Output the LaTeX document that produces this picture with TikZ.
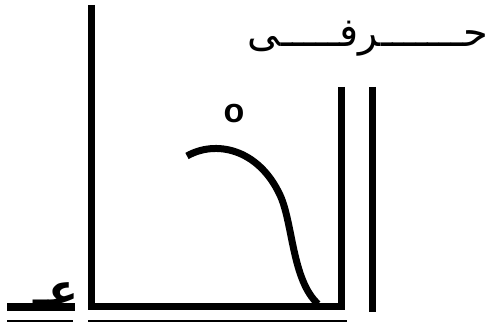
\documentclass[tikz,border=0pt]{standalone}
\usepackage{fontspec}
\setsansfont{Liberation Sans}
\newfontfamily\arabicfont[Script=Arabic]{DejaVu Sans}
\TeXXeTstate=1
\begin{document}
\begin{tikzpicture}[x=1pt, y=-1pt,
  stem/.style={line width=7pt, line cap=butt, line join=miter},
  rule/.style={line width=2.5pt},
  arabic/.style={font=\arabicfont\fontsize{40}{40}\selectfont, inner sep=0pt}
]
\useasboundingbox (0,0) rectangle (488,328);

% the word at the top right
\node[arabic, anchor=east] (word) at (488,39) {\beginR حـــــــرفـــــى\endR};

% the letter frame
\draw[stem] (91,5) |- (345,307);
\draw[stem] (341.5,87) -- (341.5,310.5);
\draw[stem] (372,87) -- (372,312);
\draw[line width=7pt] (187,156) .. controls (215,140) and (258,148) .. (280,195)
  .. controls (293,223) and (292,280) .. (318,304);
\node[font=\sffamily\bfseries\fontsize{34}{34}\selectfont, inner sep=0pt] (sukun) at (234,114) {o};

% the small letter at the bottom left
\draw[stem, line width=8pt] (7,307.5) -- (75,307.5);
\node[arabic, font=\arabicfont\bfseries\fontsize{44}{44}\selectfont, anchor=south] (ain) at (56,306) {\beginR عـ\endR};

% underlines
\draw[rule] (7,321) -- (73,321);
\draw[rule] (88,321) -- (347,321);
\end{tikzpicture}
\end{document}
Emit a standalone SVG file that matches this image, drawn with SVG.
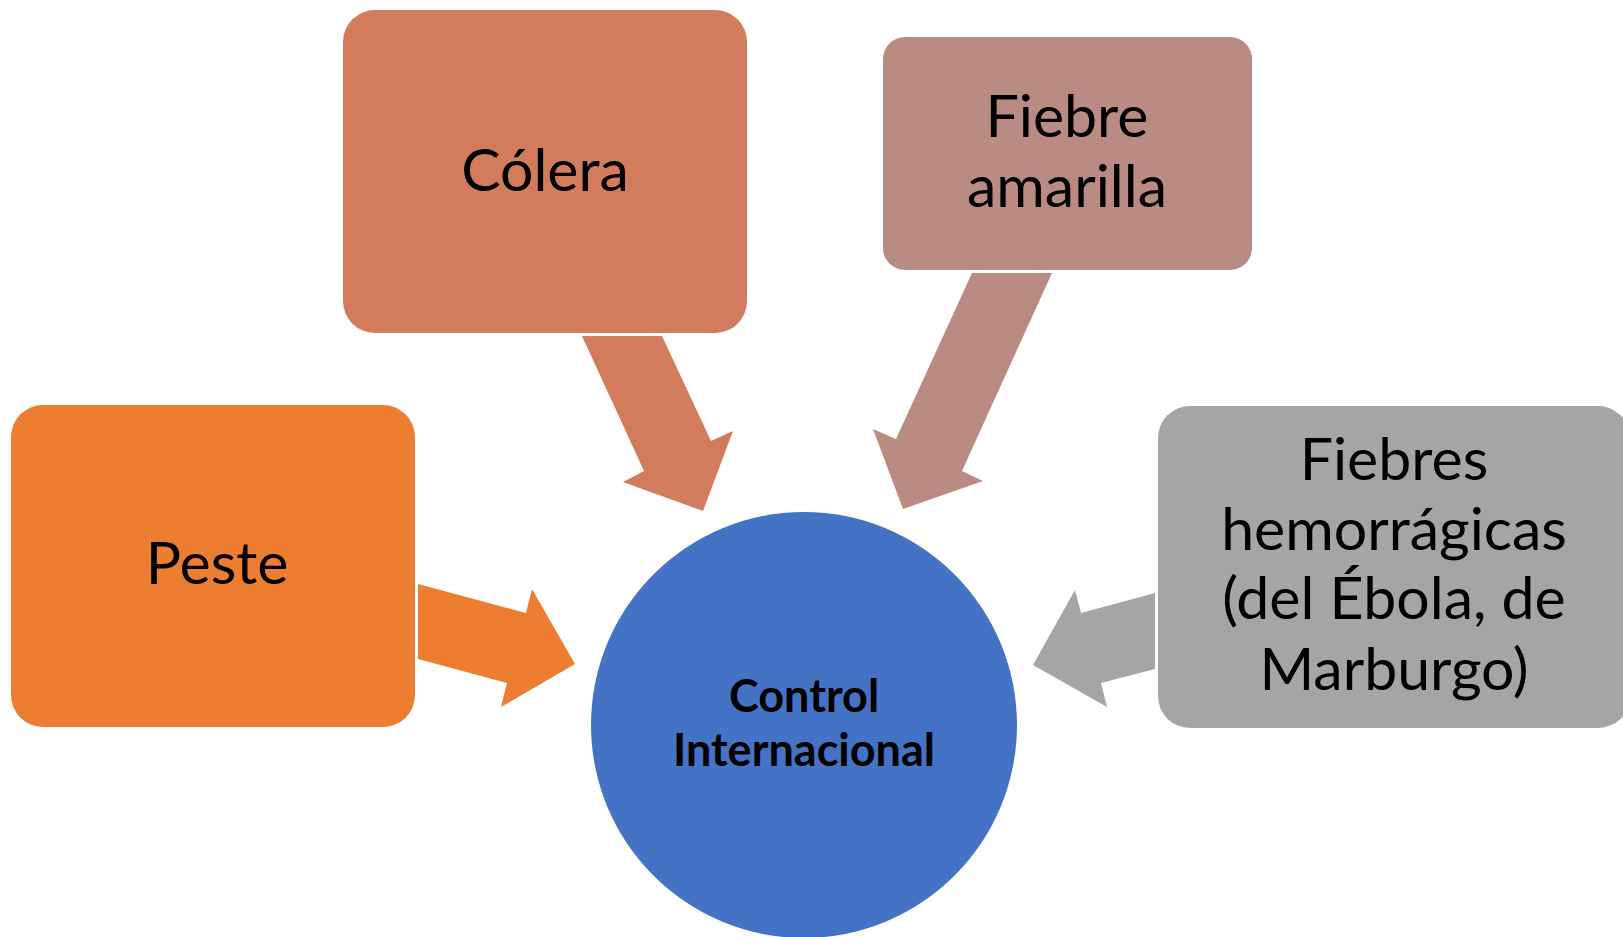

########

Repeat only what runs from the first line of the records above to the line with "inner sep=0pt] (sukun)", both included, word for word, minus the pictures.

_OUTPUT OF THE TASK_
Output the LaTeX document that produces this picture with TikZ.
\documentclass[tikz,border=0pt]{standalone}
\usepackage{fontspec}
\setsansfont{Liberation Sans}
\newfontfamily\arabicfont[Script=Arabic]{DejaVu Sans}
\TeXXeTstate=1
\begin{document}
\begin{tikzpicture}[x=1pt, y=-1pt,
  stem/.style={line width=7pt, line cap=butt, line join=miter},
  rule/.style={line width=2.5pt},
  arabic/.style={font=\arabicfont\fontsize{40}{40}\selectfont, inner sep=0pt}
]
\useasboundingbox (0,0) rectangle (488,328);

% the word at the top right
\node[arabic, anchor=east] (word) at (488,39) {\beginR حـــــــرفـــــى\endR};

% the letter frame
\draw[stem] (91,5) |- (345,307);
\draw[stem] (341.5,87) -- (341.5,310.5);
\draw[stem] (372,87) -- (372,312);
\draw[line width=7pt] (187,156) .. controls (215,140) and (258,148) .. (280,195)
  .. controls (293,223) and (292,280) .. (318,304);
\node[font=\sffamily\bfseries\fontsize{34}{34}\selectfont, inner sep=0pt] (sukun) at (234,114) {o};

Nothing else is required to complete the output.